## Task statement
Please set down all the lines beneath this one exactly, without the pictures.

## Information supplied

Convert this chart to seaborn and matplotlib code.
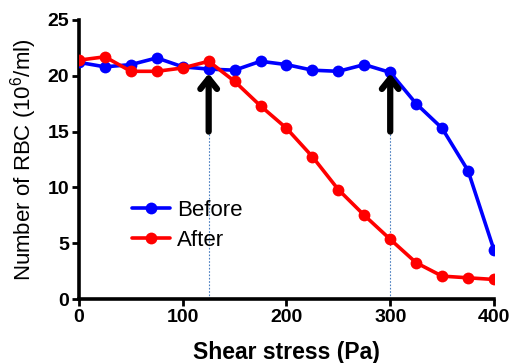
import numpy as np
import matplotlib.pyplot as plt
import pandas as pd
import seaborn as sns

# data
shear = [0, 25, 50, 75, 100, 125, 150, 175, 200, 225, 250, 275, 300, 325, 350, 375, 400]
before = [21.2, 20.8, 21.0, 21.6, 20.8, 20.6, 20.5, 21.3, 21.0, 20.5, 20.4, 21.0, 20.3, 17.5, 15.3, 11.5, 4.4]
after = [21.4, 21.7, 20.4, 20.4, 20.7, 21.3, 19.5, 17.3, 15.3, 12.75, 9.8, 7.5, 5.35, 3.25, 2.05, 1.9, 1.75]
arrow_x = [125, 300]

df = pd.DataFrame({
    "Shear": shear * 2,
    "RBC": before + after,
    "Group": ["Before"] * len(shear) + ["After"] * len(shear),
})

sns.set_style("ticks")
plt.rcParams['font.family'] = ['Liberation Sans', 'DejaVu Sans']
plt.rcParams['mathtext.fontset'] = 'custom'
plt.rcParams['mathtext.rm'] = 'Liberation Sans'
plt.rcParams['text.color'] = 'black'
plt.rcParams['axes.labelcolor'] = 'black'
plt.rcParams['xtick.color'] = 'black'
plt.rcParams['ytick.color'] = 'black'

fig = plt.figure(figsize=(5.14, 3.63), dpi=100)
ax = fig.add_axes([0.1537, 0.1763, 0.8073, 0.7687])

sns.lineplot(data=df, x="Shear", y="RBC", hue="Group",
             palette={"Before": "#0000ff", "After": "#ff0000"},
             marker="o", markersize=8.5, markeredgewidth=0, linewidth=2.6,
             ax=ax, zorder=3)

# thin dotted guides + thick arrows
ax.vlines(arrow_x, 0, 15, colors="#4a7fc0", linestyles=(0, (1.5, 1.5)), linewidth=0.8, zorder=1)
for x in arrow_x:
    ax.annotate("", xy=(x, 20.2), xytext=(x, 15.0),
                arrowprops=dict(arrowstyle="->, head_width=0.6, head_length=0.75",
                                color="black", lw=4.5, shrinkA=0, shrinkB=0),
                zorder=4)

ax.set_xlim(0, 400)
ax.set_ylim(0, 25)
ax.set_xticks([0, 100, 200, 300, 400])
ax.set_yticks([0, 5, 10, 15, 20, 25])
ax.set_xlabel("Shear stress (Pa)", fontsize=16.5, fontweight="bold", labelpad=11)
ax.set_ylabel("Number of RBC (10$^6$/ml)", fontsize=16, labelpad=6)
for lab in ax.get_xticklabels() + ax.get_yticklabels():
    lab.set_fontweight("bold")
ax.tick_params(axis="both", labelsize=14, width=2, length=5, pad=2)

for s in ["top", "right"]:
    ax.spines[s].set_visible(False)
for s in ["left", "bottom"]:
    ax.spines[s].set_linewidth(2.6)
    ax.spines[s].set_color("black")

ax.legend(title=None, frameon=False, loc="upper left", bbox_to_anchor=(0.10, 0.395),
          fontsize=16, handlelength=1.75, handletextpad=0.3, labelspacing=0.4,
          borderpad=0)

fig.savefig("out.png", dpi=100)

## Correct response
Convert this chart to seaborn and matplotlib code.
import numpy as np
import matplotlib.pyplot as plt
import pandas as pd
import seaborn as sns

# data
shear = [0, 25, 50, 75, 100, 125, 150, 175, 200, 225, 250, 275, 300, 325, 350, 375, 400]
before = [21.2, 20.8, 21.0, 21.6, 20.8, 20.6, 20.5, 21.3, 21.0, 20.5, 20.4, 21.0, 20.3, 17.5, 15.3, 11.5, 4.4]
after = [21.4, 21.7, 20.4, 20.4, 20.7, 21.3, 19.5, 17.3, 15.3, 12.75, 9.8, 7.5, 5.35, 3.25, 2.05, 1.9, 1.75]
arrow_x = [125, 300]

df = pd.DataFrame({
    "Shear": shear * 2,
    "RBC": before + after,
    "Group": ["Before"] * len(shear) + ["After"] * len(shear),
})

sns.set_style("ticks")
plt.rcParams['font.family'] = ['Liberation Sans', 'DejaVu Sans']
plt.rcParams['mathtext.fontset'] = 'custom'
plt.rcParams['mathtext.rm'] = 'Liberation Sans'
plt.rcParams['text.color'] = 'black'
plt.rcParams['axes.labelcolor'] = 'black'
plt.rcParams['xtick.color'] = 'black'
plt.rcParams['ytick.color'] = 'black'

fig = plt.figure(figsize=(5.14, 3.63), dpi=100)
ax = fig.add_axes([0.1537, 0.1763, 0.8073, 0.7687])

sns.lineplot(data=df, x="Shear", y="RBC", hue="Group",
             palette={"Before": "#0000ff", "After": "#ff0000"},
             marker="o", markersize=8.5, markeredgewidth=0, linewidth=2.6,
             ax=ax, zorder=3)

# thin dotted guides + thick arrows
ax.vlines(arrow_x, 0, 15, colors="#4a7fc0", linestyles=(0, (1.5, 1.5)), linewidth=0.8, zorder=1)
for x in arrow_x:
    ax.annotate("", xy=(x, 20.2), xytext=(x, 15.0),
                arrowprops=dict(arrowstyle="->, head_width=0.6, head_length=0.75",
                                color="black", lw=4.5, shrinkA=0, shrinkB=0),
                zorder=4)

ax.set_xlim(0, 400)
ax.set_ylim(0, 25)
ax.set_xticks([0, 100, 200, 300, 400])
ax.set_yticks([0, 5, 10, 15, 20, 25])
ax.set_xlabel("Shear stress (Pa)", fontsize=16.5, fontweight="bold", labelpad=11)
ax.set_ylabel("Number of RBC (10$^6$/ml)", fontsize=16, labelpad=6)
for lab in ax.get_xticklabels() + ax.get_yticklabels():
    lab.set_fontweight("bold")
ax.tick_params(axis="both", labelsize=14, width=2, length=5, pad=2)

for s in ["top", "right"]:
    ax.spines[s].set_visible(False)
for s in ["left", "bottom"]:
    ax.spines[s].set_linewidth(2.6)
    ax.spines[s].set_color("black")

ax.legend(title=None, frameon=False, loc="upper left", bbox_to_anchor=(0.10, 0.395),
          fontsize=16, handlelength=1.75, handletextpad=0.3, labelspacing=0.4,
          borderpad=0)

fig.savefig("out.png", dpi=100)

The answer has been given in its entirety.